Бунин ничего не черкнул, и через 4 года, 31 августа 1926 г., Кречетов снова его атаковал: «Еще в конце зимы я писал Вам письмо, доказывая, что Вам надо когда-ниб[удь] наконец написать свое слово о Краснове и его романах, так как наша левая критика (а иной и нет) всячески стремится провести на Краснова взгляд, как на Вербицкую. Между тем это совершенно не так, и Краснов, Вы сами знаете, идет литературно вперед с каждой книгой и имеет полное право называться писателем. Весною, при нашем личном свидании в Париже, Вы обещали мне непременно написать статью о Краснове летом […] Я читаю “Возр[ождение]” все лето и статьи этой не вижу. Лето кончилось. Дорогой мой! Исполните Ваше обещание. Кому иному признать Краснова в “ранге” подлинного писателя, как не Вам, старшему на нашем Русском литер[атурном] Олимпе? Мне будет очень больно и горько, если Вы так и не сделаете этого. Для поддержки русского духа в русских людях его книги – большая сила, и надо это сказать».

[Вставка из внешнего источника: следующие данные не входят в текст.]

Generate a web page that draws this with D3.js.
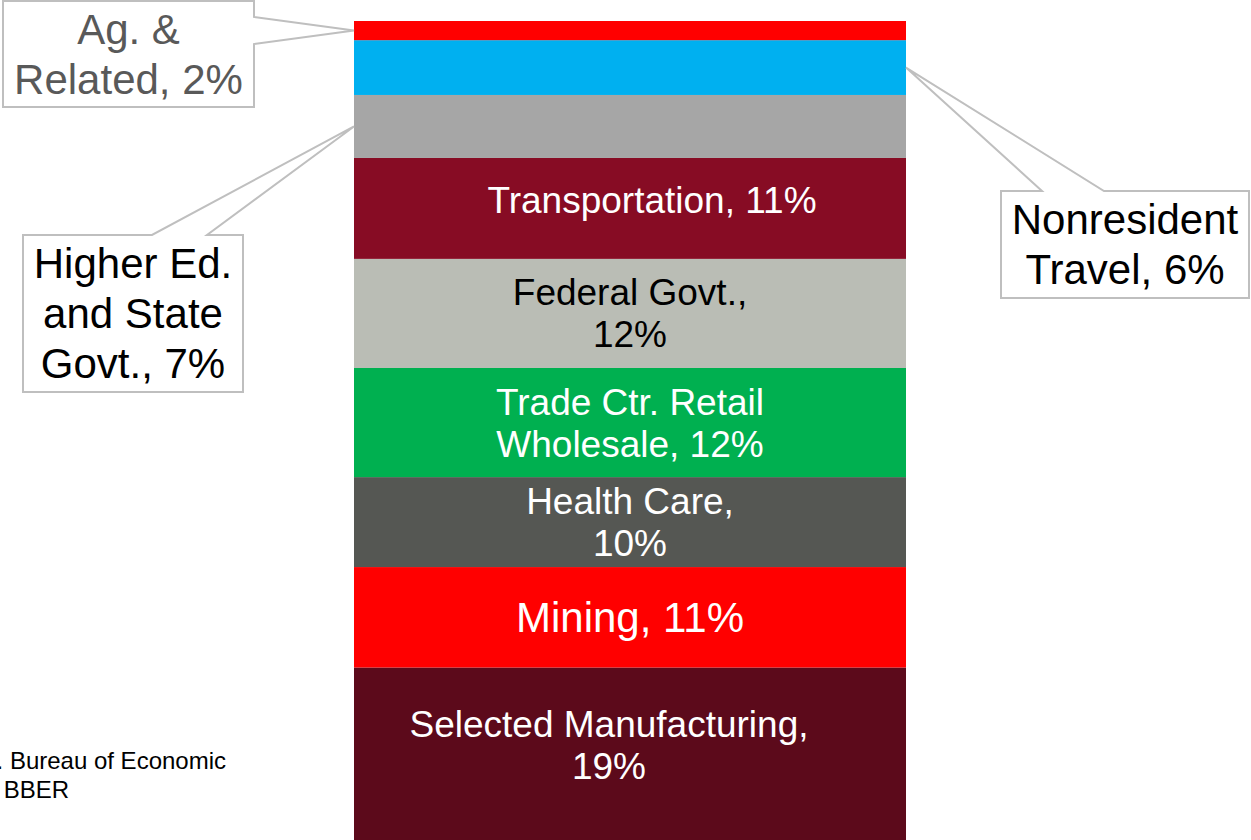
<!DOCTYPE html>
<html>
<head>
<meta charset="utf-8">
<script src="https://cdn.jsdelivr.net/npm/d3@7"></script>
<style>
  html, body { margin: 0; padding: 0; background: #fff; }
  svg { display: block; font-family: "Liberation Sans", Arial, sans-serif; }
</style>
</head>
<body>
<div class="viz"></div>
<script>
// stacked from bottom to top
const categories = ["Selected Manufacturing", "Mining", "Health Care", "Trade Ctr. Retail Wholesale",
    "Federal Govt.", "Transportation", "Higher Ed. and State Govt.", "Nonresident Travel", "Ag. & Related"];
const shares = [19.0, 11.0, 9.85, 11.95, 11.95, 11.05, 6.9, 6.0, 2.1];
const pctLabels = ["19%", "11%", "10%", "12%", "12%", "11%", "7%", "6%", "2%"];
const labelLines = [
    ["Selected Manufacturing,", "19%"],
    ["Mining, 11%"],
    ["Health Care,", "10%"],
    ["Trade Ctr. Retail", "Wholesale, 12%"],
    ["Federal Govt.,", "12%"],
    ["Transportation, 11%"],
    ["Higher Ed.", "and State", "Govt., 7%"],
    ["Nonresident", "Travel, 6%"],
    ["Ag. &", "Related, 2%"]
];
const colors = ["#5c0a1b", "#ff0000", "#555753", "#00b050", "#babdb5", "#870c24", "#a6a6a6", "#00b0f0", "#ff0000"];
const sourceLines = ["Source: U.S. Bureau of Economic", "Analysis; BBER"];

var width = 1251, height = 840;

var svg = d3.select('.viz').append('svg')
    .attr('width', width)
    .attr('height', height);

let stack = [];
let acc = 0;
shares.forEach((v, i) => {
    stack.push({ name: categories[i], y0: acc, y1: acc + v, i: i });
    acc += v;
});

var x = d3.scaleBand().domain(["share"]).range([354, 906]).padding(0);
var y = d3.scaleLinear().domain([0, acc]).range([841, 21]);

svg.append("g")
    .selectAll("rect")
    .data(stack)
    .enter().append("rect")
    .attr("x", x("share"))
    .attr("width", x.bandwidth())
    .attr("y", d => y(d.y1))
    .attr("height", d => y(d.y0) - y(d.y1))
    .attr("fill", d => colors[d.i]);

// labels inside the bar (first six segments)
const inside = { 0: { dx: -21, dy: -9, size: 37 }, 1: { dx: 0, dy: 0, size: 42 }, 2: {}, 3: {}, 4: {}, 5: { dx: 22, dy: -8, size: 37 } };
const lh = 42;

stack.filter(d => d.i < 6).forEach(d => {
    let o = inside[d.i];
    let size = o.size || 37;
    let lines = labelLines[d.i];
    let cx = x("share") + x.bandwidth() / 2 + (o.dx || 0);
    let cy = (y(d.y0) + y(d.y1)) / 2 + (o.dy || 0);
    let first = cy - (lines.length - 1) * lh / 2 + size * 0.35;
    let t = svg.append("text")
        .attr("text-anchor", "middle")
        .attr("font-size", size)
        .attr("fill", d.i === 4 ? "#000" : "#fff");
    lines.forEach((l, k) => {
        t.append("tspan").attr("x", cx).attr("y", first + k * 42).text(l);
    });
});

// callout boxes
function callout(i, box, side, a, b, tipSide, color) {
    let d = stack[i];
    let tx = tipSide === "left" ? x("share") : x("share") + x.bandwidth();
    let ty = (y(d.y0) + y(d.y1)) / 2;
    let p;
    if (side === "right") {
        p = [[box.x0, box.y0], [box.x1, box.y0], [box.x1, a], [tx, ty], [box.x1, b], [box.x1, box.y1], [box.x0, box.y1]];
    } else {
        p = [[box.x0, box.y0], [a, box.y0], [tx, ty], [b, box.y0], [box.x1, box.y0], [box.x1, box.y1], [box.x0, box.y1]];
    }
    svg.append("path")
        .attr("d", d3.line()(p) + "Z")
        .attr("fill", "#fff")
        .attr("stroke", "#bfbfbf")
        .attr("stroke-width", 2);

    let lines = labelLines[i];
    let cx = (box.x0 + box.x1) / 2;
    let cy = (box.y0 + box.y1) / 2;
    let first = cy - (lines.length - 1) * 50 / 2 + 42 * 0.35;
    let t = svg.append("text")
        .attr("text-anchor", "middle")
        .attr("font-size", 42)
        .attr("fill", color);
    lines.forEach((l, k) => {
        t.append("tspan").attr("x", cx).attr("y", first + k * 50).text(l);
    });
}

callout(8, { x0: 3, x1: 254, y0: 1, y1: 107 }, "right", 17, 44, "left", "#595959");
callout(6, { x0: 23, x1: 243, y0: 235, y1: 392 }, "top", 152, 207, "left", "#000");
callout(7, { x0: 1001, x1: 1249, y0: 191, y1: 298 }, "top", 1042, 1104, "right", "#000");

// source note (runs off the left edge)
svg.append("text")
    .attr("text-anchor", "end")
    .attr("font-size", 24)
    .attr("x", 226)
    .attr("y", 769)
    .text(sourceLines[0]);
svg.append("text")
    .attr("text-anchor", "end")
    .attr("font-size", 24)
    .attr("x", 69)
    .attr("y", 798)
    .text(sourceLines[1]);
</script>
</body>
</html>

О той обиде, с которой Кречетов отнесся к прямо выраженному нежеланию Бунина писать о Краснове, свидетельствует письмо, помеченное 27 октября 1926 г.:
Ваша открытка, что Вы не станете писать о Краснове, больно ударила меня в сердце. Вы пишете, что Вы не можете исполнить моей «просьбы». ПРОСЬБОЙ это было год тому назад. С тех пор же, как Вы и письменно и лично дали СЛОВО ее исполнить, это стало Вашим ОБЕЩАНИЕМ. «Давши слово, держись». Вы же хотите его нарушить. От Вас, сознаюсь, я этого не ждал.

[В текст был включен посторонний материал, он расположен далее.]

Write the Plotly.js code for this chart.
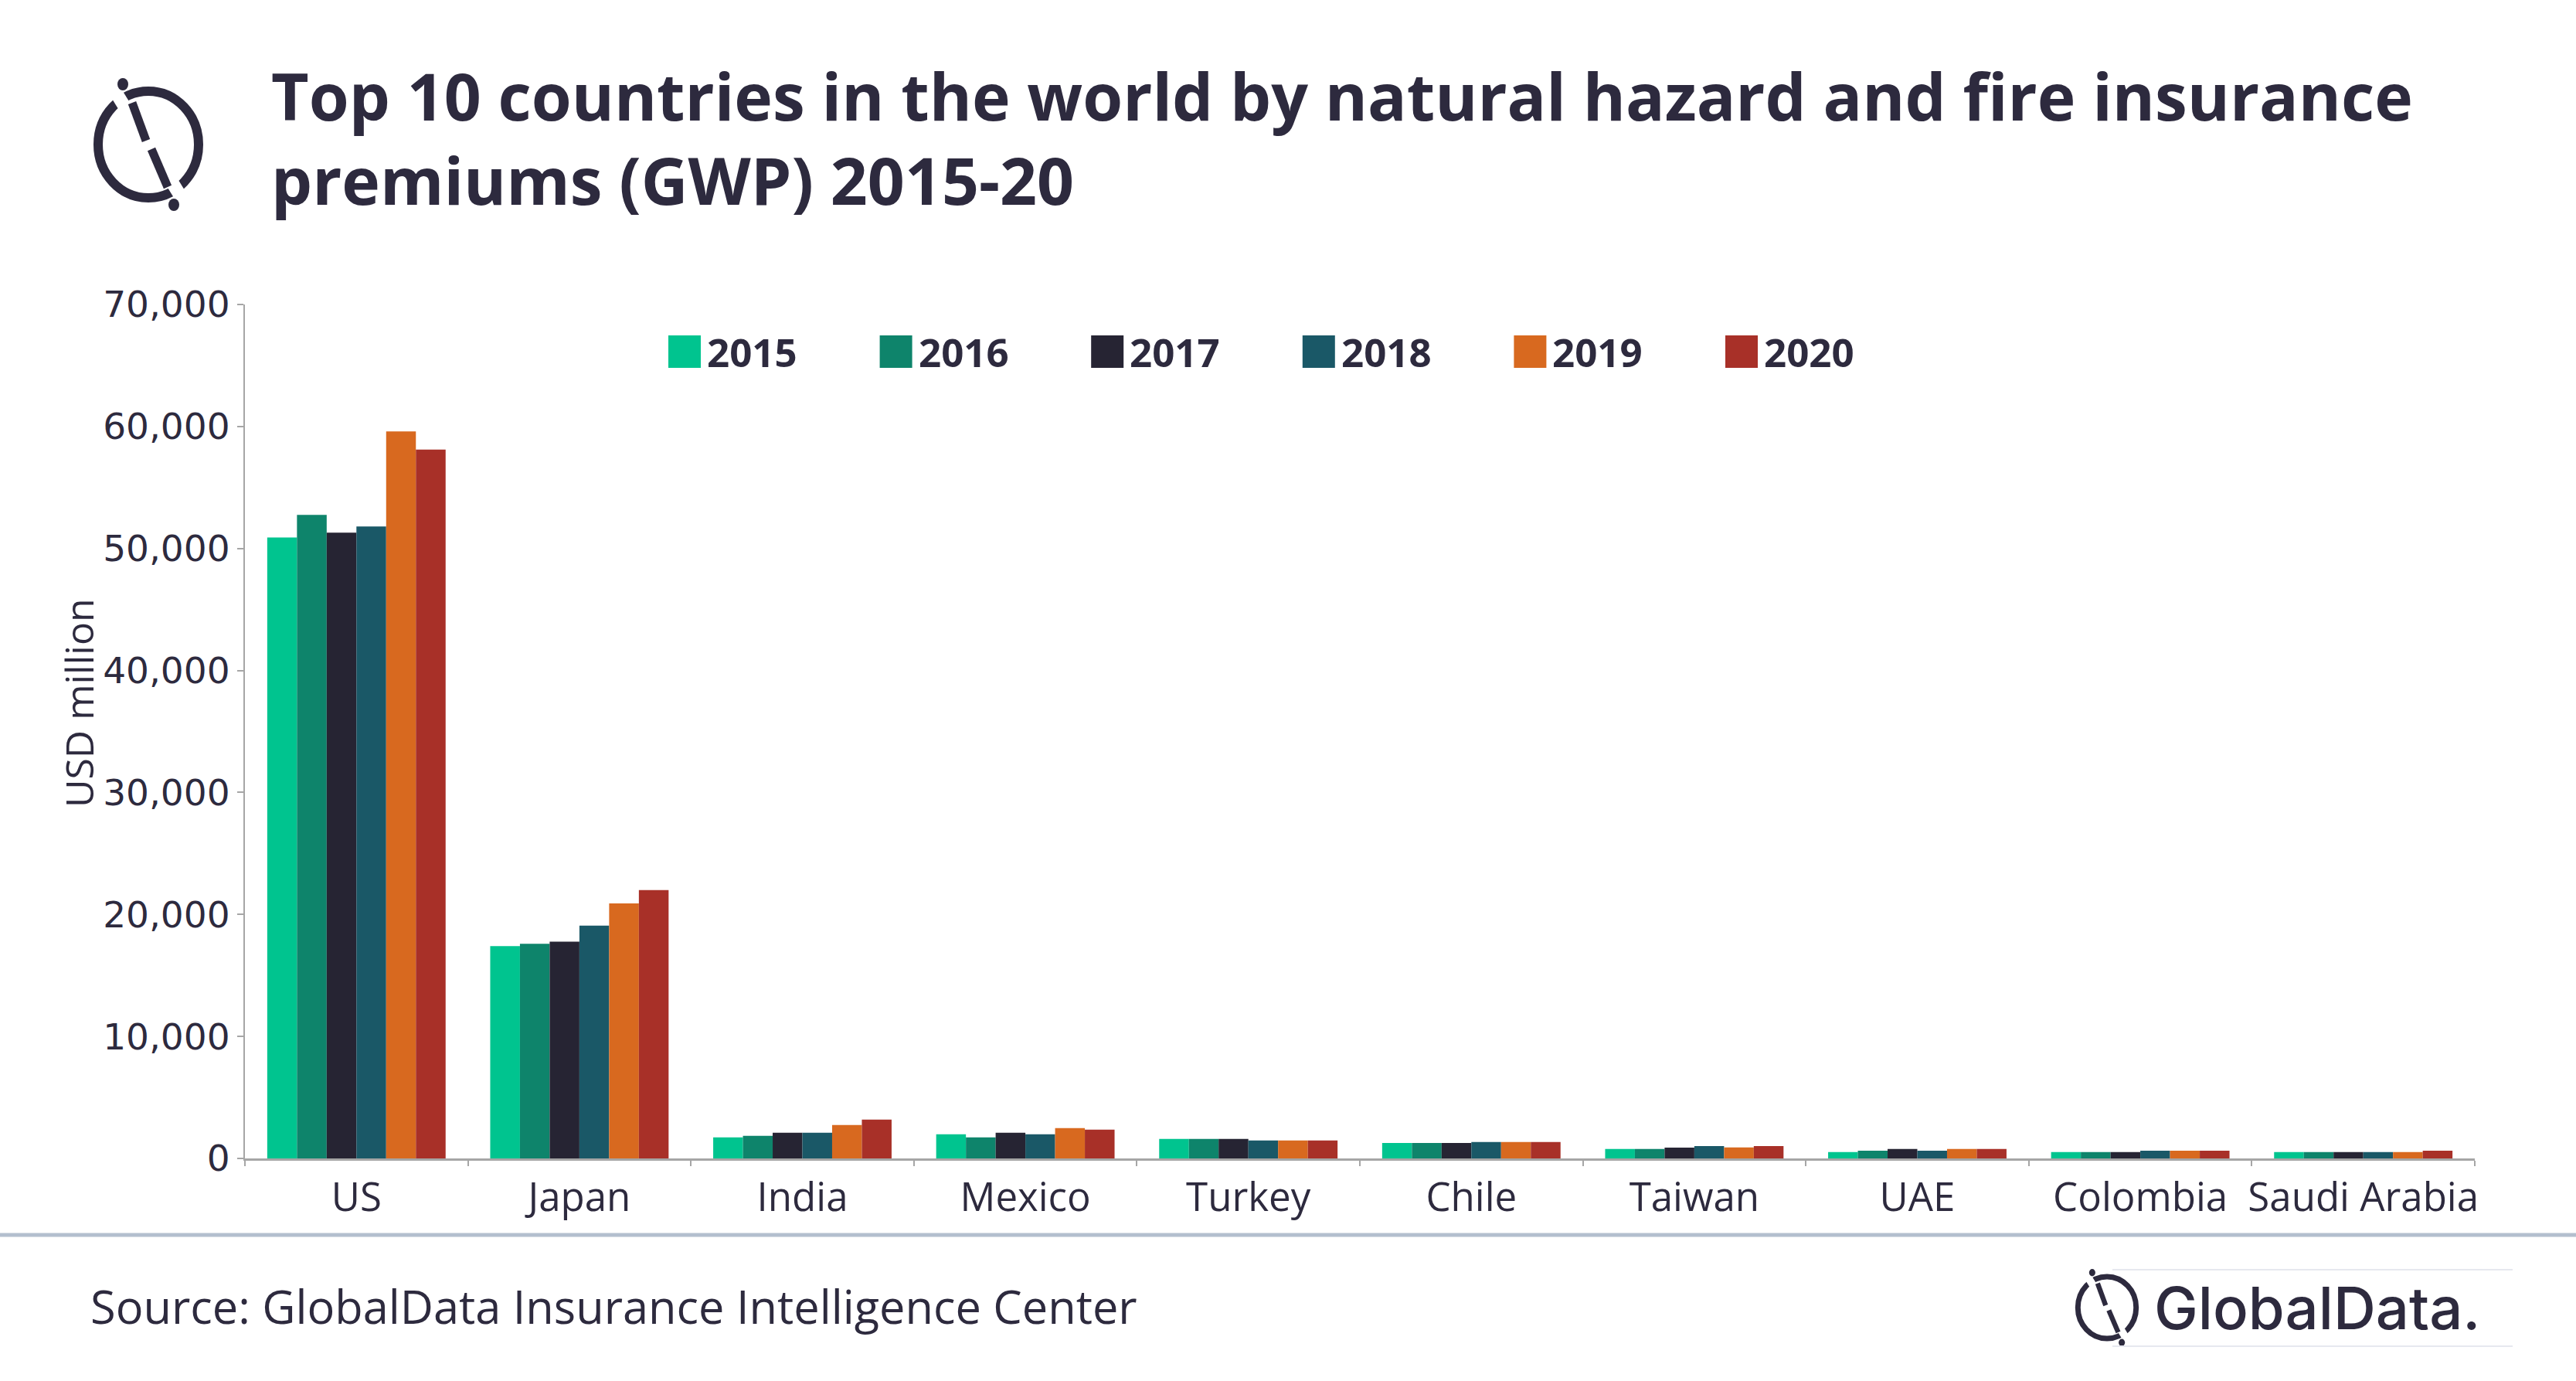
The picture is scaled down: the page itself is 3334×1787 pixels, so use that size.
<!DOCTYPE html>
<html>
<head>
<meta charset="utf-8">
<script src="https://cdn.plot.ly/plotly-3.0.1.min.js"></script>
<style>html,body{margin:0;padding:0;background:#fff;}</style>
</head>
<body>
<div id="chart" style="width:3334px;height:1787px;"></div>
<script>
// ---- Data ----
const categories = ['US','Japan','India','Mexico','Turkey','Chile','Taiwan','UAE','Colombia','Saudi Arabia'];
const years = ['2015','2016','2017','2018','2019','2020'];
const v2015 = [50900,17400,1730,1980,1600,1270,780,530,530,530];
const v2016 = [52750,17600,1860,1730,1600,1270,780,630,530,530];
const v2017 = [51300,17770,2110,2110,1600,1270,890,780,530,530];
const v2018 = [51800,19080,2110,1980,1480,1350,1010,630,630,530];
const v2019 = [59600,20900,2740,2490,1480,1350,910,780,630,530];
const v2020 = [58100,22000,3190,2360,1480,1350,1010,780,630,630];
const seriesValues = [v2015,v2016,v2017,v2018,v2019,v2020];
const yTickVals = [0,10000,20000,30000,40000,50000,60000,70000];
const titleLine1 = 'Top 10 countries in the world by natural hazard and fire insurance';
const titleLine2 = 'premiums (GWP) 2015-20';
const yTitle = 'USD million';
const sourceText = 'Source: GlobalData Insurance Intelligence Center';
const brandText = 'GlobalData.';

// ---- Styles ----
const colors = ['#00C48F','#0E846B','#262433','#1A5867','#D8691F','#A83028'];
const ink = '#2D2A3E';
const W = 3334, H = 1787;
const L = 317, T = 394, PW = 2886, PH = 1105;
const px = x => (x - L) / PW;
const py = y => (T + PH - y) / PH;

const traces = years.map((yr, i) => ({
  type: 'bar',
  name: yr,
  x: categories,
  y: seriesValues[i],
  marker: {color: colors[i], line: {width: 0}},
  hoverinfo: 'x+y+name'
}));

const shapes = [];
const annotations = [];

// Legend (custom, large swatches)
years.forEach((yr, i) => {
  const x0 = 865 + i * 273.6;
  shapes.push({type:'rect', xref:'paper', yref:'paper',
    x0: px(x0), x1: px(x0 + 42), y0: py(476), y1: py(434),
    fillcolor: colors[i], line:{width:0}});
  annotations.push({xref:'paper', yref:'paper', x: px(x0 + 48), y: py(455),
    xanchor:'left', yanchor:'middle', showarrow:false, text: yr,
    font:{family:'Open Sans', size:51, weight:700, color: ink}});
});

// Logo helper
function drawLogo(cx, cy, s) {
  const P = (dx, dy) => [px(cx + dx * s), py(cy + dy * s)];
  const line = (a, b, w, c) => {
    const p0 = P(a[0], a[1]), p1 = P(b[0], b[1]);
    shapes.push({type:'line', xref:'paper', yref:'paper', x0:p0[0], y0:p0[1], x1:p1[0], y1:p1[1],
      line:{color:c, width:w * s}});
  };
  const c0 = P(-65, -69), c1 = P(65, 69);
  shapes.push({type:'circle', xref:'paper', yref:'paper', x0:c0[0], y0:c1[1], x1:c1[0], y1:c0[1],
    line:{color:ink, width:12 * s}, fillcolor:'rgba(0,0,0,0)'});
  line([-27,-43],[-45,-72], 17, '#ffffff');
  line([27,43],[45,72], 17, '#ffffff');
  line([-21,-54],[-3,-5], 11, ink);
  line([4,6],[25,55], 11, ink);
  [[-33,-78],[33,78]].forEach(d => {
    const a = P(d[0]-7, d[1]-8), b = P(d[0]+7, d[1]+8);
    shapes.push({type:'circle', xref:'paper', yref:'paper', x0:a[0], y0:b[1], x1:b[0], y1:a[1],
      fillcolor: ink, line:{width:0}});
  });
}
drawLogo(192, 187, 1);
drawLogo(2727, 1692, 0.58);

// Separator line
shapes.push({type:'line', xref:'paper', yref:'paper', x0:px(0), x1:px(W), y0:py(1598), y1:py(1598),
  line:{color:'#B3BFCE', width:5}});
// faint box around brand
shapes.push({type:'line', xref:'paper', yref:'paper', x0:px(2734), x1:px(3252), y0:py(1643), y1:py(1643),
  line:{color:'#E6E8EF', width:2}});
shapes.push({type:'line', xref:'paper', yref:'paper', x0:px(2734), x1:px(3252), y0:py(1742), y1:py(1742),
  line:{color:'#E6E8EF', width:2}});

// Y axis title
annotations.push({xref:'paper', yref:'paper', x: px(102), y: py(910), xanchor:'center', yanchor:'middle',
  textangle:-90, showarrow:false, text: yTitle, font:{family:'Open Sans', size:50, color:ink}});
// Source
annotations.push({xref:'paper', yref:'paper', x: px(115), y: py(1689), xanchor:'left', yanchor:'middle',
  showarrow:false, text: sourceText, font:{family:'Open Sans', size:59.5, color:ink}});
// Brand
annotations.push({xref:'paper', yref:'paper', x: px(2786), y: py(1692), xanchor:'left', yanchor:'middle',
  showarrow:false, text: brandText, font:{family:'Inter', size:76, weight:500, color:ink}});

const layout = {
  width: W, height: H,
  margin: {l: L, r: W - L - PW, t: T, b: H - T - PH, pad: 0},
  paper_bgcolor: '#ffffff', plot_bgcolor: '#ffffff',
  barmode: 'group', bargap: 0.2, bargroupgap: 0,
  showlegend: false,
  title: {text: titleLine1 + '<br>' + titleLine2, xref:'container', yref:'container', x: 351/W, xanchor:'left',
    y: 1 - 156/H, yanchor:'middle', font:{family:'Open Sans', size:84, weight:700, color:ink}},
  xaxis: {type:'category', showline:true, linecolor:'#A6A6A6', linewidth:3, tickangle:0,
    ticks:'outside', tickson:'boundaries', ticklen:7, tickwidth:2, tickcolor:'#A6A6A6', ticklabelstandoff:4,
    tickfont:{family:'Open Sans', size:51, color:ink}, showgrid:false, zeroline:false, fixedrange:true},
  yaxis: {range:[0,70000], tickvals: yTickVals, tickformat:',d', showline:true, linecolor:'#A6A6A6', linewidth:2,
    ticks:'outside', ticklen:8, tickwidth:2, tickcolor:'#A6A6A6', showgrid:false, zeroline:false,
    tickfont:{family:'DejaVu Sans', size:47, color:ink}, fixedrange:true},
  shapes: shapes,
  annotations: annotations
};

Plotly.newPlot('chart', traces, layout, {displayModeBar:false, staticPlot:true});
</script>
</body>
</html>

Это одно. Теперь другое. Другое в том, что в данном случае дело вовсе не сводится к узкому и чисто личному вопросу о том, что я о чем-то Вас просил, а Вы что-то мне из приязни обещали, а потом уклонились «за недосугом». Здесь дело идет о восстановлении литературной СПРАВЕДЛИВОСТИ, носителем и высшим арбитром коей я Вас почитал и хочу почитать. Ужели напрасно? И притом о такой справедливости, которая имеет значение для Русского дела, которому и Вы, и я, и Краснов одинаково, хотя бы и каждый по-своему, служим.